Duration measures the sensitivity of a bond's price to interest rate changes, representing the weighted average time to receive cash flows. Convexity measures how the duration changes as interest rates change, capturing the curvature in the price-yield relationship.

2. How Does the Calculator Work?

The calculator uses these formulas:

\[ \text{Duration} = \frac{\sum \left( \frac{t \times C}{(1 + r)^t} \right)}{\text{Price}} \] \[ \text{Convexity} = \frac{\sum \left( \frac{t(t+1) C}{(1 + r)^{t+2}} \right)}{\text{Price}} \]

Where:

\( t \) — Time period (years)
\( C \) — Cash flow at time t (USD)
\( r \) — Yield to maturity (decimal)
\( \text{Price} \) — Current bond price (USD)

Explanation: Duration is the present-value-weighted average time to receive cash flows. Convexity accounts for the fact that duration changes as yields change.

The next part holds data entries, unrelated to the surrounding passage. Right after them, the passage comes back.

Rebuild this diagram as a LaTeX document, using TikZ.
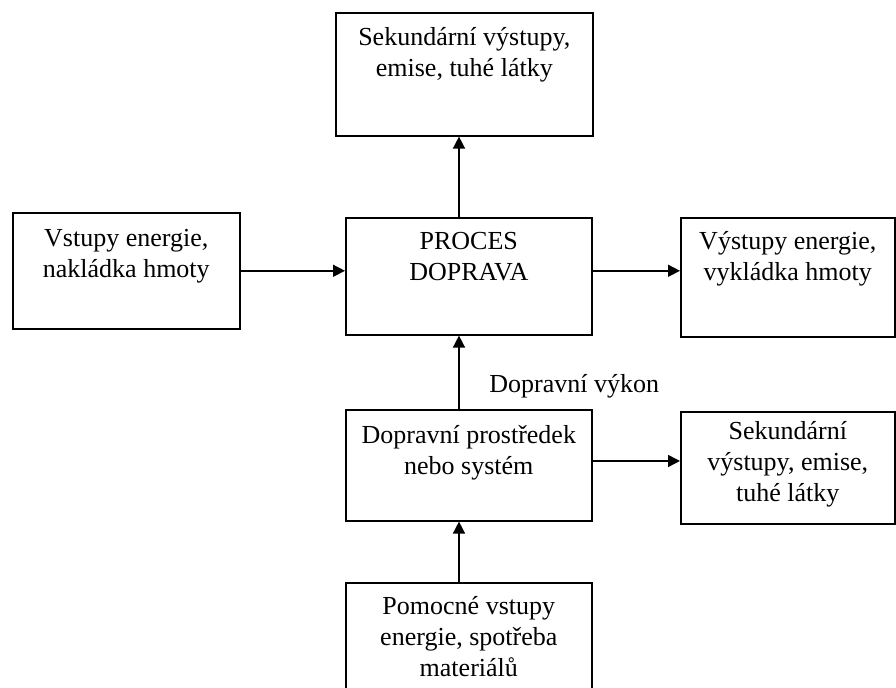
\documentclass[tikz,border=0pt]{standalone}
\usepackage{fontspec}
\setmainfont{Liberation Serif}
\usetikzlibrary{arrows.meta}

% text block sitting at the top of a box: width, height, first-line strut, text
\newcommand{\boxtext}[4]{\parbox[t][#2][t]{#1}{\centering\rule{0pt}{#3}#4}}

\begin{document}
\begin{tikzpicture}[x=0.5pt, y=-0.5pt,
  blok/.style={draw, line width=0.8pt, inner sep=0pt, anchor=north west},
  arr/.style={-{Triangle[length=6pt, width=6pt]}, line width=0.75pt},
  lbl/.style={anchor=west, inner sep=0pt},
  font=\fontsize{13}{15.5}\selectfont,
]
  \useasboundingbox (0,0) rectangle (896,688);
  \clip (0,0) rectangle (896,688);
  \coordinate (osa) at (459,0);
  \coordinate (vodor) at (0,461);

  \node[blok] (sek)   at (335,12)  {\boxtext{128.5pt}{61.5pt}{16.5pt}{Sekundární výstupy,\\ emise, tuhé látky}};
  \node[blok] (vst)   at (12,212)  {\boxtext{113.5pt}{58pt}{17pt}{Vstupy energie,\\ nakládka hmoty}};
  \node[blok] (proc)  at (345,217) {\boxtext{123pt}{58.5pt}{16pt}{PROCES\\ DOPRAVA}};
  \node[blok] (vyst)  at (680,217) {\boxtext{107pt}{59.5pt}{16pt}{Výstupy energie,\\ vykládka hmoty}};
  \node[blok] (prost) at (345,409) {\boxtext{123pt}{55.5pt}{17pt}{Dopravní prostředek\\ nebo systém}};
  \node[blok] (sek2)  at (680,411) {\boxtext{107pt}{56pt}{14pt}{Sekundární\\ výstupy, emise,\\ tuhé látky}};
  \node[blok] (pom)   at (345,582) {\boxtext{123pt}{60pt}{16pt}{Pomocné vstupy\\ energie, spotřeba\\ materiálů}};
  \node[lbl] (vykon)  at (489,386) {Dopravní výkon};

  \draw[arr] (vst.east) -- (vst.east -| proc.west);
  \draw[arr] (vst.east -| proc.east) -- (vst.east -| vyst.west);
  \draw[arr] (osa |- proc.north) -- (osa |- sek.south);
  \draw[arr] (osa |- prost.north) -- (osa |- proc.south);
  \draw[arr] (osa |- pom.north) -- (osa |- prost.south);
  \draw[arr] (vodor -| prost.east) -- (vodor -| sek2.west);
\end{tikzpicture}
\end{document}
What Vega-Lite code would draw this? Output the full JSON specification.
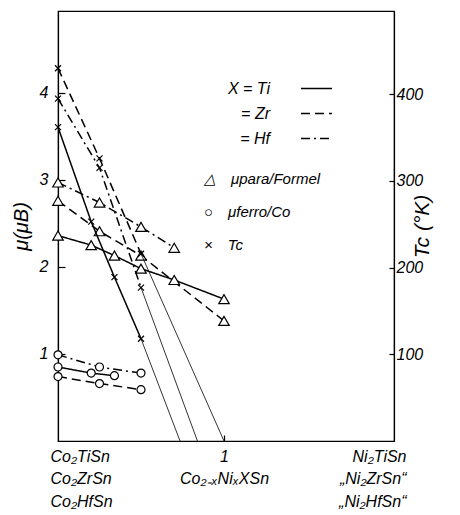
{
  "$schema": "https://vega.github.io/schema/vega-lite/v6.json",
  "width": 336,
  "height": 430,
  "autosize": {"type": "none"},
  "padding": {"left": 58, "top": 11, "right": 66, "bottom": 74},
  "background": "white",
  "config": {
    "view": {"stroke": "black", "strokeWidth": 1.2},
    "font": "Liberation Sans",
    "axis": {
      "grid": false,
      "domainColor": "black",
      "domainWidth": 1.2,
      "tickColor": "black",
      "tickWidth": 1.2,
      "labelColor": "black",
      "titleColor": "black",
      "labelFont": "Liberation Sans",
      "labelFontStyle": "italic",
      "labelFontSize": 16,
      "titleFont": "Liberation Sans",
      "titleFontStyle": "italic",
      "titleFontWeight": "normal",
      "titleFontSize": 20
    },
    "legend": {
      "labelFont": "Liberation Sans",
      "labelFontStyle": "italic",
      "labelFontSize": 16,
      "labelColor": "black",
      "padding": 0
    }
  },
  "datasets": {
    "mu": [
      {"series": "Ti", "qty": "μpara/Formel", "x": 0, "v": 2.36},
      {"series": "Ti", "qty": "μpara/Formel", "x": 0.2, "v": 2.25},
      {"series": "Ti", "qty": "μpara/Formel", "x": 0.34, "v": 2.13},
      {"series": "Ti", "qty": "μpara/Formel", "x": 0.5, "v": 1.98},
      {"series": "Ti", "qty": "μpara/Formel", "x": 0.7, "v": 1.85},
      {"series": "Ti", "qty": "μpara/Formel", "x": 1.0, "v": 1.63},
      {"series": "Zr", "qty": "μpara/Formel", "x": 0, "v": 2.76},
      {"series": "Zr", "qty": "μpara/Formel", "x": 0.25, "v": 2.41},
      {"series": "Zr", "qty": "μpara/Formel", "x": 0.5, "v": 2.13},
      {"series": "Zr", "qty": "μpara/Formel", "x": 1.0, "v": 1.38},
      {"series": "Hf", "qty": "μpara/Formel", "x": 0, "v": 2.97},
      {"series": "Hf", "qty": "μpara/Formel", "x": 0.25, "v": 2.74},
      {"series": "Hf", "qty": "μpara/Formel", "x": 0.5, "v": 2.46},
      {"series": "Hf", "qty": "μpara/Formel", "x": 0.7, "v": 2.22},
      {"series": "Hf", "qty": "μferro/Co", "x": 0, "v": 0.99},
      {"series": "Hf", "qty": "μferro/Co", "x": 0.25, "v": 0.85},
      {"series": "Hf", "qty": "μferro/Co", "x": 0.5, "v": 0.78},
      {"series": "Ti", "qty": "μferro/Co", "x": 0, "v": 0.85},
      {"series": "Ti", "qty": "μferro/Co", "x": 0.2, "v": 0.78},
      {"series": "Ti", "qty": "μferro/Co", "x": 0.34, "v": 0.75},
      {"series": "Zr", "qty": "μferro/Co", "x": 0, "v": 0.74},
      {"series": "Zr", "qty": "μferro/Co", "x": 0.25, "v": 0.66},
      {"series": "Zr", "qty": "μferro/Co", "x": 0.5, "v": 0.59}
    ],
    "tc": [
      {"series": "Ti", "qty": "Tc", "x": 0, "tc": 362},
      {"series": "Ti", "qty": "Tc", "x": 0.2, "tc": 253},
      {"series": "Ti", "qty": "Tc", "x": 0.34, "tc": 189},
      {"series": "Ti", "qty": "Tc", "x": 0.5, "tc": 118},
      {"series": "Zr", "qty": "Tc", "x": 0, "tc": 430},
      {"series": "Zr", "qty": "Tc", "x": 0.25, "tc": 326},
      {"series": "Zr", "qty": "Tc", "x": 0.5, "tc": 216},
      {"series": "Hf", "qty": "Tc", "x": 0, "tc": 395},
      {"series": "Hf", "qty": "Tc", "x": 0.25, "tc": 315},
      {"series": "Hf", "qty": "Tc", "x": 0.5, "tc": 177}
    ],
    "ex": [
      {"series": "Ti", "x": 0.5, "tc": 118},
      {"series": "Ti", "x": 0.735, "tc": 0},
      {"series": "Zr", "x": 0.5, "tc": 216},
      {"series": "Zr", "x": 1.0, "tc": 0},
      {"series": "Hf", "x": 0.5, "tc": 177},
      {"series": "Hf", "x": 0.84, "tc": 0}
    ]
  },
  "encoding": {
    "x": {
      "field": "x",
      "type": "quantitative",
      "scale": {"domain": [0, 2.024], "nice": false, "zero": false},
      "axis": {
        "values": [0, 1, 2],
        "title": null,
        "tickSize": -6,
        "tickColor": {"condition": {"test": "datum.value == 1", "value": "black"}, "value": "transparent"},
        "labelExpr": "datum.value == 0 ? ['Co₂TiSn', 'Co₂ZrSn', 'Co₂HfSn'] : datum.value == 1 ? ['1', 'Co₂₋ₓNiₓXSn'] : ['Ni₂TiSn', '„Ni₂ZrSn“', '„Ni₂HfSn“']",
        "labelAlign": {"condition": [{"test": "datum.value == 0", "value": "left"}, {"test": "datum.value == 2", "value": "right"}], "value": "center"},
        "labelOffset": {"condition": [{"test": "datum.value == 0", "value": -8}, {"test": "datum.value == 2", "value": 16}], "value": 0},
        "labelLineHeight": 22.5,
        "labelPadding": 13,
        "labelOverlap": false,
        "labelFlush": false,
        "labelBound": false
      }
    }
  },
  "layer": [
    {
      "data": {"name": "mu"},
      "encoding": {
        "y": {
          "field": "v",
          "type": "quantitative",
          "scale": {"domain": [0, 4.94], "nice": false},
          "axis": {
            "orient": "left",
            "values": [1, 2, 3, 4],
            "title": "μ(μB)",
            "tickSize": -7,
            "labelPadding": 17,
            "titlePadding": 8
          }
        }
      },
      "layer": [
        {
          "mark": {"type": "line", "color": "black", "strokeWidth": 1.5},
          "encoding": {
            "detail": {"field": "qty"},
            "strokeDash": {
              "field": "series",
              "type": "nominal",
              "scale": {"domain": ["Ti", "Zr", "Hf"], "range": [[1, 0], [9, 5], [9, 4, 2, 4]]},
              "legend": {
                "title": null,
                "orient": "none",
                "legendX": 242,
                "legendY": 61,
                "symbolType": "stroke",
                "symbolSize": 961,
                "symbolStrokeWidth": 1.5,
                "symbolStrokeColor": "black",
                "labelAlign": "right",
                "labelOffset": -63,
                "rowPadding": -7,
                "labelExpr": "datum.label == 'Ti' ? 'X = Ti' : '= ' + datum.label"
              }
            }
          }
        },
        {
          "transform": [{"filter": "datum.qty == 'μpara/Formel'"}],
          "mark": {"type": "point", "filled": false, "fill": "white", "stroke": "black", "strokeWidth": 1.2, "opacity": 1, "size": 110},
          "encoding": {
            "shape": {
              "field": "qty",
              "type": "nominal",
              "scale": {"domain": ["μpara/Formel", "μferro/Co", "Tc"], "range": ["triangle-up", "circle", "M-1,-1L1,1M-1,1L1,-1"]},
              "legend": {
                "title": null,
                "orient": "none",
                "legendX": 120,
                "legendY": 160,
                "symbolSize": 50,
                "symbolOpacity": 0,
                "labelOffset": 11,
                "labelFontSize": 15,
                "rowPadding": 17,
                "labelExpr": "datum.label == 'Tc' ? '×\u2003Tc' : datum.label == 'μferro/Co' ? '○\u2003μferro/Co' : '△\u2003μpara/Formel'"
              }
            }
          }
        },
        {
          "transform": [{"filter": "datum.qty == 'μferro/Co'"}],
          "mark": {"type": "point", "filled": false, "fill": "white", "stroke": "black", "strokeWidth": 1.2, "opacity": 1, "size": 64},
          "encoding": {
            "shape": {"field": "qty", "type": "nominal"}
          }
        }
      ]
    },
    {
      "encoding": {
        "y": {
          "field": "tc",
          "type": "quantitative",
          "scale": {"domain": [0, 496], "nice": false},
          "axis": {
            "orient": "right",
            "values": [100, 200, 300, 400],
            "title": "Tc (°K)",
            "titleAngle": 270,
            "titleFontSize": 21,
            "tickSize": -5,
            "labelPadding": 7,
            "titlePadding": 10
          }
        }
      },
      "layer": [
        {
          "data": {"name": "ex"},
          "mark": {"type": "line", "color": "black", "strokeWidth": 0.8},
          "encoding": {"detail": {"field": "series"}}
        },
        {
          "data": {"name": "tc"},
          "mark": {"type": "line", "color": "black", "strokeWidth": 1.5},
          "encoding": {
            "strokeDash": {"field": "series", "type": "nominal"}
          }
        },
        {
          "data": {"name": "tc"},
          "mark": {"type": "point", "filled": false, "fill": "white", "stroke": "black", "strokeWidth": 1.2, "opacity": 1, "size": 36},
          "encoding": {
            "shape": {"field": "qty", "type": "nominal"}
          }
        }
      ]
    }
  ],
  "resolve": {"scale": {"y": "independent"}}
}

3. Importance of Duration and Convexity

Details: Duration helps estimate price sensitivity to interest rate changes. Convexity improves this estimate, especially for large yield changes. Together they help manage interest rate risk in bond portfolios.

4. Using the Calculator

Tips: Enter bond price in USD, yield rate as a decimal (e.g., 0.05 for 5%), and cash flows as period,amount pairs (one per line). All values must be valid (price > 0, rate ≥ 0).

5. Frequently Asked Questions (FAQ)

Q1: What's the difference between Macaulay and modified duration?
A: This calculator computes Macaulay duration. Modified duration (for % price change) equals Macaulay duration divided by (1 + yield).

Q2: What are typical duration values?
A: Short-term bonds might have 1-3 years duration, long-term bonds 10-30 years. Zero-coupon bonds have duration equal to maturity.

Q3: How does convexity affect bond prices?
A: Positive convexity means price increases more when rates fall than it decreases when rates rise (good for investors).

Q4: Are there limitations to these measures?
A: They assume parallel yield curve shifts and don't account for embedded options in callable/putable bonds.

Q5: How are these used in portfolio management?
A: Portfolio duration/convexity help immunize against interest rate risk or position for expected rate changes.